CS: When you are making these intuitive judgments about what has value in your analysis and in the program and making that into a form that is tested all the time, you have to develop an attachment. We do not give up on the interest in form, and really, at some level, the love of a form created through a process that you think was done in an appropriate way. You are not completely detached, it is not totally abstract. You are losing some of your intuition, some of your spirit that went into that at some level, and you have got to try and find a way to get it in there in other ways.
MR: But the system worked in reverse as well. We were able to subtract from the house and then make it different, keep the parts the same and make other parts different.
GA: I think the living room of the NJ House is one of the most complex spaces. Did you actually visualize it and build a model?
MR: For me, when I was trying to visualize it, it always came out as a positive form. It was like the knuckle in your finger. The way we had been working on the house up to that point, I could not visualize it. What we talked about was to keep it a void. Let the rest of the house complete that space. It is an L and right at the intersection, you can put a positive or you can eliminate the positive piece and let both other pieces pass through each other. Once both pieces register their unique aspects in that place, we began to work on it the same way we did with the rest of the building, to see where we could place what the extent of the floor, where the walls went, where the ceiling went, not only in plan but also in section, and it was a process of editing, basically. It went in both directions. It was almost like giving birth. It was like the two wings were the parents giving birth to this piece, but it could be read in reverse as well, that this central piece gave birth to the two wings. We tried to make it ambiguous as to what direction things went.
CS: It is actually really difficult to draw a space that is not a positive, that is not a shape, yet is the main space of the house. That led to some direct formal and sectional moves to try and make something that has no container. It is just empty space.
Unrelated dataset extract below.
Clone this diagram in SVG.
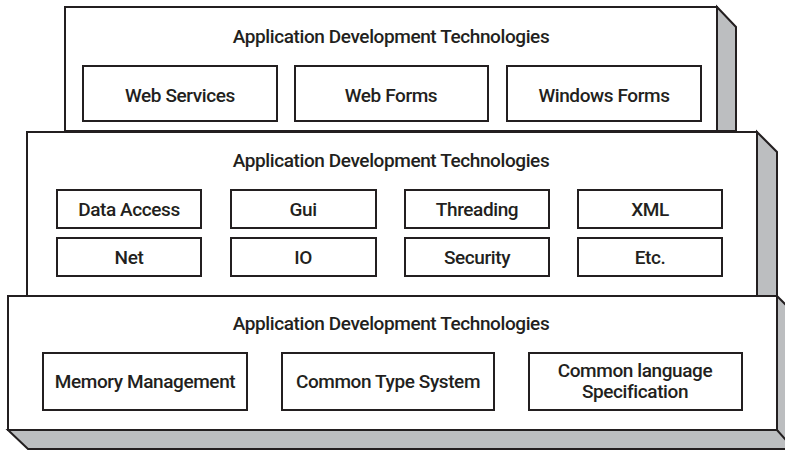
<svg xmlns="http://www.w3.org/2000/svg" width="785" height="450" viewBox="0 0 785 450">
<style>
.front{fill:#ffffff;stroke:#231f20;stroke-width:2}
.side{fill:#bcbec0;stroke:#231f20;stroke-width:2;stroke-linejoin:miter}
.box{fill:#ffffff;stroke:#231f20;stroke-width:2}
text{font-family:Roboto,"Liberation Sans",Arial,sans-serif;font-size:19px;font-weight:500;fill:#231f20;text-anchor:middle;letter-spacing:-0.4px}
</style>
<rect width="785" height="450" fill="#ffffff"/>
<g id="layer-top">
<polygon class="side" points="717,7 736,27 736,131 717,131"/>
<rect class="front" x="65" y="7" width="652" height="124"/>
<text x="391" y="43">Application Development Technologies</text>
</g>
<g id="web-services"><rect class="box" x="83" y="66" width="194" height="55"/><text x="180" y="102">Web Services</text></g>
<g id="web-forms"><rect class="box" x="295" y="66" width="193" height="55"/><text x="391" y="102">Web Forms</text></g>
<g id="windows-forms"><rect class="box" x="507" y="66" width="194" height="55"/><text x="604" y="102">Windows Forms</text></g>

<g id="layer-middle">
<polygon class="side" points="757,132 777,152 777,296 757,296"/>
<rect class="front" x="27" y="132" width="730" height="164"/>
<text x="391" y="167">Application Development Technologies</text>
</g>
<g id="data-access"><rect class="box" x="57" y="190" width="144" height="38"/><text x="129" y="216">Data Access</text></g>
<g id="gui"><rect class="box" x="231" y="190" width="145" height="38"/><text x="303" y="216">Gui</text></g>
<g id="threading"><rect class="box" x="405" y="190" width="144" height="38"/><text x="477" y="216">Threading</text></g>
<g id="xml"><rect class="box" x="578" y="190" width="144" height="38"/><text x="650" y="216">XML</text></g>
<g id="net"><rect class="box" x="57" y="238" width="144" height="38"/><text x="129" y="264">Net</text></g>
<g id="io"><rect class="box" x="231" y="238" width="145" height="38"/><text x="303" y="264">IO</text></g>
<g id="security"><rect class="box" x="405" y="238" width="144" height="38"/><text x="477" y="264">Security</text></g>
<g id="etc"><rect class="box" x="578" y="238" width="144" height="38"/><text x="650" y="264">Etc.</text></g>

<g id="layer-bottom">
<polygon class="side" points="777,296 786,305 786,449 777,430"/>
<polygon class="side" points="8,430 28,449 786,449 786,440 777,430"/>
<rect class="front" x="8" y="296" width="769" height="134"/>
<text x="391" y="330">Application Development Technologies</text>
</g>
<g id="memory-management"><rect class="box" x="43" y="353" width="204" height="57"/><text x="145" y="388">Memory Management</text></g>
<g id="common-type-system"><rect class="box" x="282" y="353" width="212" height="57"/><text x="388" y="388">Common Type System</text></g>
<g id="cls"><rect class="box" x="529" y="353" width="213" height="57"/><text x="635" y="377">Common language</text><text x="635" y="398">Specification</text></g>
<g id="connectors"/>
</svg>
You just happen to be occupying a seam where things are happening around you, but the space you are occupying does not push in an obvious way. It does not have a form in an obvious way, and it leaks. So in a way, we decided we were not going to complete the corner of the forest. The building turns, but it also passes through in two different directions, and you occupy the zone between, based on the fact that hierarchically this is the space where the collective community activity of the house can happen. Not because of its shape. The site, and its views and systems, passes through.
​
​​
​

New Jersey House - interior
GA: So the saying that the most difficult part of architecture is turning the corner is true.
MR: When you see the finger of God and man on the Sistine Chapel, the spark is in between. You try to construct the spark, you cannot. You have got to construct the fingers, but then again you cannot construct the fingers without knowing what the spark is. What we talked about with the client was the possibility of the house at once being strange in the sense that you have never seen anything like that before, but very familiar in the experience of it. It feels like something you have felt before. The one thing that we operate on is the assumption that you can find a contemporary form for traditional experiences. The client, after living in the house for a while, said that it actually happened. The thing is strange or unfamiliar in terms of not having a precedent in his mind, but the house feels very familiar to him. I think part of that has to do with the fact that he took part in the process, and that the process came from human activity.